O que é Estado Islâmico

"Se tivessem aparecido daquele jeito em frente ao meu restaurante, eu estaria na cadeia agora, porque teria atirado neles."

As leis relativas a armas de fogo são menos restritivas na República Tcheca que na maior parte do resto da Europa, e, como muitos bairros judaicos europeus, o de Josefov é protegido com cuidado. Suas sinagogas e seu cemitério só sobreviveram à Segunda Guerra Mundial porque os nazistas queriam que o bairro ficasse como um museu da raça judaica que seria extinta.

A performance no fim de semana foi interrompida antes de chegar ao final planejado: o assassinato simulado, na praça, de um prisioneiro vestido de macacão laranja. O ministro do Interior tcheco, Milan Chovanec, não achou graça. No Twitter, descreveu o protesto como um sinal de "idiotice".

Nem todos os turistas entraram em pânico. Imagens filmadas mostram algumas das pessoas na praça tirando fotos, fazendo vídeos ou até gargalhando. Outras pessoas xingaram os participantes no ato; uma mulher gritava "xenófobo!

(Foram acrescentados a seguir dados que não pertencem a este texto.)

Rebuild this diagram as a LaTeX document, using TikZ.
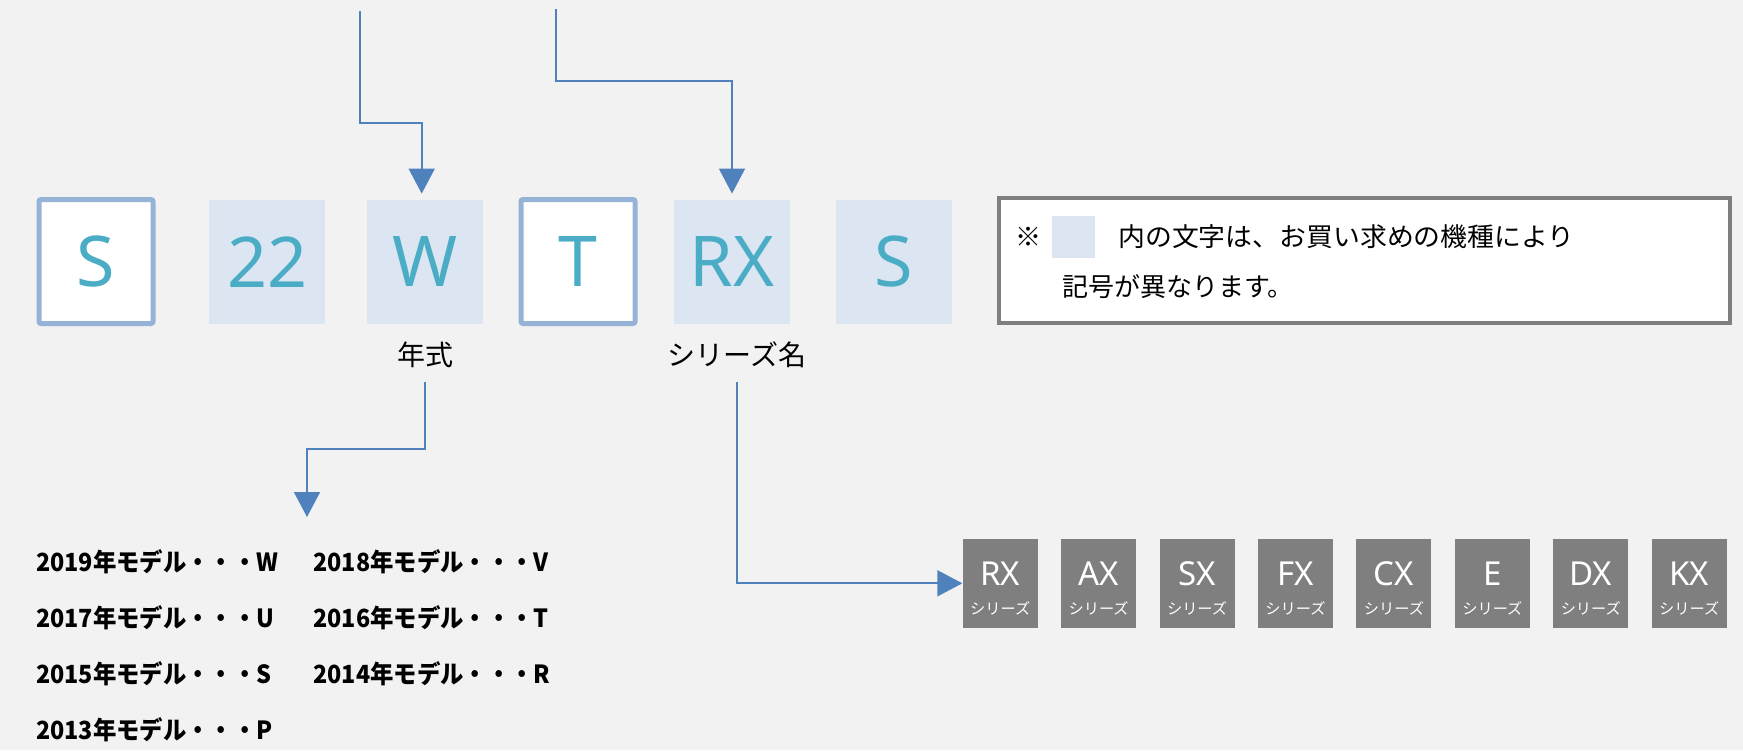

Xenófobo!" aos homens.

Entomologista na Universidade da Boêmia do Sul, em Ceske Budejovice, no sul do país, Konvicka fundou um grupo intitulado "Não queremos o islã na República Tcheca". Ele descreveu o protesto como "A Ocupação de Praga" e o programou para o domingo, o 48º aniversário da invasão soviética da Tchecoslováquia em 1968.

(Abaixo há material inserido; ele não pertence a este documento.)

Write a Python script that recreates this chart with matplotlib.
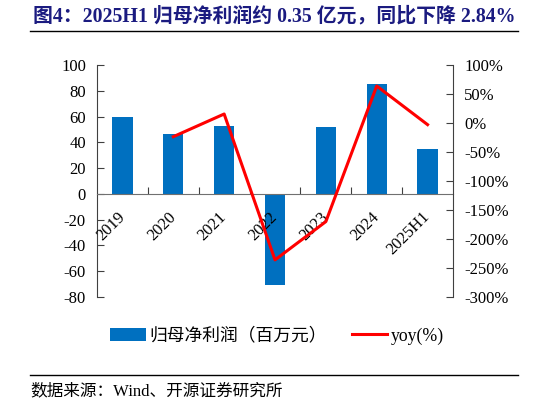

Em sua página no Facebook, Konvicka descreveu a operação como sucesso. "Até alguns muçulmanos começarem a gritar agressivamente e tentar aproximar-se dos atores, tudo estava acontecendo muito pacificamente", ele escreveu.

Por telefone, Konvicka disse que era óbvio que o falso ataque era apenas brincadeira. "A polícia checou nossas armas de brinquedo e chegou a contar quantos homens barbados havia no nosso grupo, para se certificar de que não mudássemos o que tínhamos dito à Prefeitura que faríamos."

Um porta-voz da polícia de Praga, Thomas Hulan, disse que a polícia não tinha poderes para proibir o ato, já que tinha sido aprovado pela Prefeitura. A polícia teria interrogado oito pessoas e estaria estudando a possibilidade de indiciar alguém por perturbar a paz pública.

Representantes da Prefeitura defenderam a decisão de autorizar o protesto, mas admitiram que não tinham entendido completamente o que ia acontecer. "Tínhamos apenas informações muito básicas sobre como seria o espetáculo", falou um porta-voz da Prefeitura, Vit Hofman. "Se soubéssemos o que iria acontecer, com certeza teríamos proibido o ato."

Como outros países da Europa, a República Tcheca teme o terrorismo islâmico, temor esse que está sendo explorado por atores de todo o espectro político.

Neste mês um mecânico de 25 anos de uma pequena cidade tcheca, homem solitário que em janeiro tentara viajar para a Síria, foi acusado de tentativa de terrorismo. De acordo com as autoridades, foi o primeiro caso conhecido de um cidadão tcheco tentando unir-se ao Estado Islâmico.

O caso gerou preocupação com a possibilidade de que o radicalismo islâmico tenha migrado para a Europa do leste e central. Na República Tcheca, esses receios estão sendo alimentados pelo presidente Milos Zeman, que avisou no ano passado que os membros do Estado Islâmico precisam ser esmagados para prevenir um "super Holocausto" e sugeriu que os tchecos talvez queiram se armar.

O país tem 10,5 milhões de habitantes, dos quais cerca de 20 mil são muçulmanos.